» Data lines
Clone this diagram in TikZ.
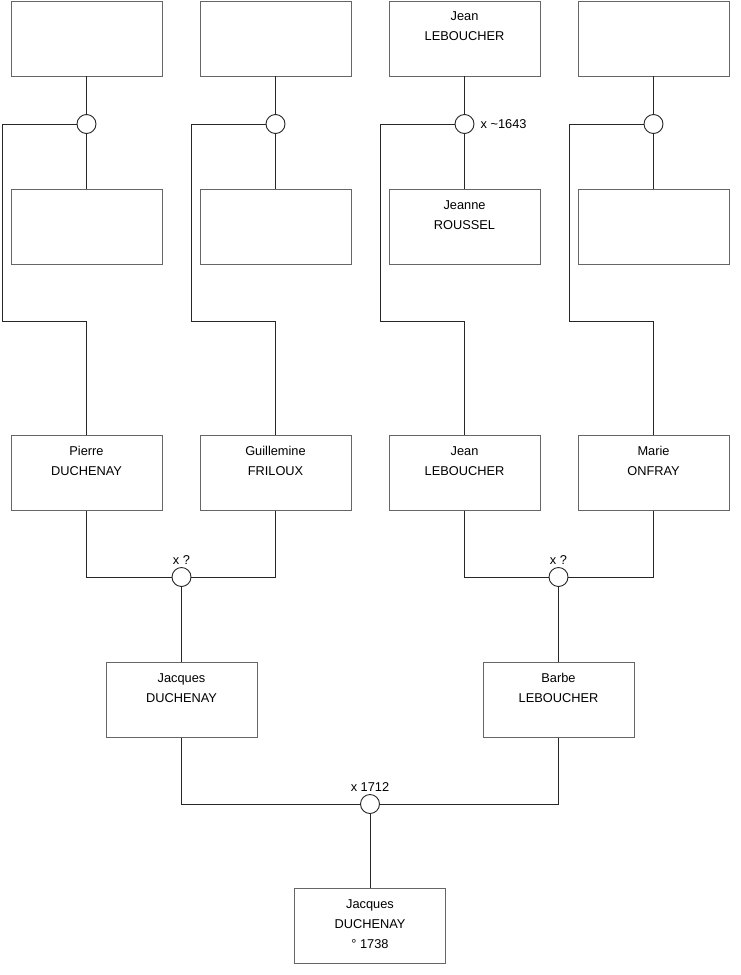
\documentclass[tikz,border=0pt]{standalone}
\usepackage{fontspec}
\setmainfont{Liberation Sans}
\usetikzlibrary{positioning}

\tikzset{
  person/.style={draw=black!60, line width=0.9pt, minimum width=151pt,
                 minimum height=75pt, inner sep=0pt},
  pname/.style={label={[who, anchor=north, yshift=-11pt]north:#1}},
  who/.style={font=\fontsize{12.8}{20}\selectfont, align=center, inner sep=0pt},
  union/.style={circle, draw=black!85, fill=white, line width=0.9pt,
                minimum size=19pt, inner sep=0pt},
  wed/.style={label={[who, label distance=2pt]above:#1}},
  link/.style={draw=black!85, line width=0.9pt}
}

\begin{document}
\begin{tikzpicture}[x=1pt, y=-1pt]
    \useasboundingbox (0,0) rectangle (740,975);
    % great-grandparents
    \node[person] (h1) at (86.5,38.5) {};
    \node[person] (h2) at (275.5,38.5) {};
    \node[person, pname={Jean\\LEBOUCHER}] (h3) at (464.5,38.5) {};
    \node[person] (h4) at (653.5,38.5) {};
    \node[person] (w1) at (86.5,227) {};
    \node[person] (w2) at (275.5,227) {};
    \node[person, pname={Jeanne\\ROUSSEL}] (w3) at (464.5,227) {};
    \node[person] (w4) at (653.5,227) {};
    \node[union] (u1) at (86.5,124) {};
    \node[union] (u2) at (275.5,124) {};
    \node[union, label={[who, label distance=6pt]right:x \textasciitilde1643}] (u3) at (464.5,124) {};
    \node[union] (u4) at (653.5,124) {};
    % grandparents
    \node[person, pname={Pierre\\DUCHENAY}] (pd) at (86.5,473) {};
    \node[person, pname={Guillemine\\FRILOUX}] (gf) at (275.5,473) {};
    \node[person, pname={Jean\\LEBOUCHER}] (jl) at (464.5,473) {};
    \node[person, pname={Marie\\ONFRAY}] (mo) at (653.5,473) {};
    \coordinate (k1) at (2,321);
    \coordinate (k2) at (191,321);
    \coordinate (k3) at (380,321);
    \coordinate (k4) at (569,321);
    \foreach \i/\c in {1/pd, 2/gf, 3/jl, 4/mo} {
      \draw[link] (h\i.south) -- (u\i.north);
      \draw[link] (u\i.south) -- (w\i.north);
      \draw[link] (u\i.west) -| (k\i) -| (\c.north);
    }
    % parents
    \node[union, wed={x ?}] (ud) at (181.5,577) {};
    \node[union, wed={x ?}] (ul) at (558.5,577) {};
    \node[person, pname={Jacques\\DUCHENAY}] (jd) at (181.5,700) {};
    \node[person, pname={Barbe\\LEBOUCHER}] (bl) at (558.5,700) {};
    \draw[link] (pd.south) |- (ud.west);
    \draw[link] (gf.south) |- (ud.east);
    \draw[link] (ud.south) -- (jd.north);
    \draw[link] (jl.south) |- (ul.west);
    \draw[link] (mo.south) |- (ul.east);
    \draw[link] (ul.south) -- (bl.north);
    % child
    \node[union, wed={x 1712}] (uj) at (370,804) {};
    \node[person, pname={Jacques\\DUCHENAY\\\textdegree\ 1738}] (jj) at (370,926) {};
    \draw[link] (jd.south) |- (uj.west);
    \draw[link] (bl.south) |- (uj.east);
    \draw[link] (uj.south) -- (jj.north);
\end{tikzpicture}
\end{document}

» Exercise objective
Transcribe the listing in full and omit the pictures.

» Result of the task
Clone this diagram in TikZ.
\documentclass[tikz,border=0pt]{standalone}
\usepackage{fontspec}
\setmainfont{Liberation Sans}
\usetikzlibrary{positioning}

\tikzset{
  person/.style={draw=black!60, line width=0.9pt, minimum width=151pt,
                 minimum height=75pt, inner sep=0pt},
  pname/.style={label={[who, anchor=north, yshift=-11pt]north:#1}},
  who/.style={font=\fontsize{12.8}{20}\selectfont, align=center, inner sep=0pt},
  union/.style={circle, draw=black!85, fill=white, line width=0.9pt,
                minimum size=19pt, inner sep=0pt},
  wed/.style={label={[who, label distance=2pt]above:#1}},
  link/.style={draw=black!85, line width=0.9pt}
}

\begin{document}
\begin{tikzpicture}[x=1pt, y=-1pt]
    \useasboundingbox (0,0) rectangle (740,975);
    % great-grandparents
    \node[person] (h1) at (86.5,38.5) {};
    \node[person] (h2) at (275.5,38.5) {};
    \node[person, pname={Jean\\LEBOUCHER}] (h3) at (464.5,38.5) {};
    \node[person] (h4) at (653.5,38.5) {};
    \node[person] (w1) at (86.5,227) {};
    \node[person] (w2) at (275.5,227) {};
    \node[person, pname={Jeanne\\ROUSSEL}] (w3) at (464.5,227) {};
    \node[person] (w4) at (653.5,227) {};
    \node[union] (u1) at (86.5,124) {};
    \node[union] (u2) at (275.5,124) {};
    \node[union, label={[who, label distance=6pt]right:x \textasciitilde1643}] (u3) at (464.5,124) {};
    \node[union] (u4) at (653.5,124) {};
    % grandparents
    \node[person, pname={Pierre\\DUCHENAY}] (pd) at (86.5,473) {};
    \node[person, pname={Guillemine\\FRILOUX}] (gf) at (275.5,473) {};
    \node[person, pname={Jean\\LEBOUCHER}] (jl) at (464.5,473) {};
    \node[person, pname={Marie\\ONFRAY}] (mo) at (653.5,473) {};
    \coordinate (k1) at (2,321);
    \coordinate (k2) at (191,321);
    \coordinate (k3) at (380,321);
    \coordinate (k4) at (569,321);
    \foreach \i/\c in {1/pd, 2/gf, 3/jl, 4/mo} {
      \draw[link] (h\i.south) -- (u\i.north);
      \draw[link] (u\i.south) -- (w\i.north);
      \draw[link] (u\i.west) -| (k\i) -| (\c.north);
    }
    % parents
    \node[union, wed={x ?}] (ud) at (181.5,577) {};
    \node[union, wed={x ?}] (ul) at (558.5,577) {};
    \node[person, pname={Jacques\\DUCHENAY}] (jd) at (181.5,700) {};
    \node[person, pname={Barbe\\LEBOUCHER}] (bl) at (558.5,700) {};
    \draw[link] (pd.south) |- (ud.west);
    \draw[link] (gf.south) |- (ud.east);
    \draw[link] (ud.south) -- (jd.north);
    \draw[link] (jl.south) |- (ul.west);
    \draw[link] (mo.south) |- (ul.east);
    \draw[link] (ul.south) -- (bl.north);
    % child
    \node[union, wed={x 1712}] (uj) at (370,804) {};
    \node[person, pname={Jacques\\DUCHENAY\\\textdegree\ 1738}] (jj) at (370,926) {};
    \draw[link] (jd.south) |- (uj.west);
    \draw[link] (bl.south) |- (uj.east);
    \draw[link] (uj.south) -- (jj.north);
\end{tikzpicture}
\end{document}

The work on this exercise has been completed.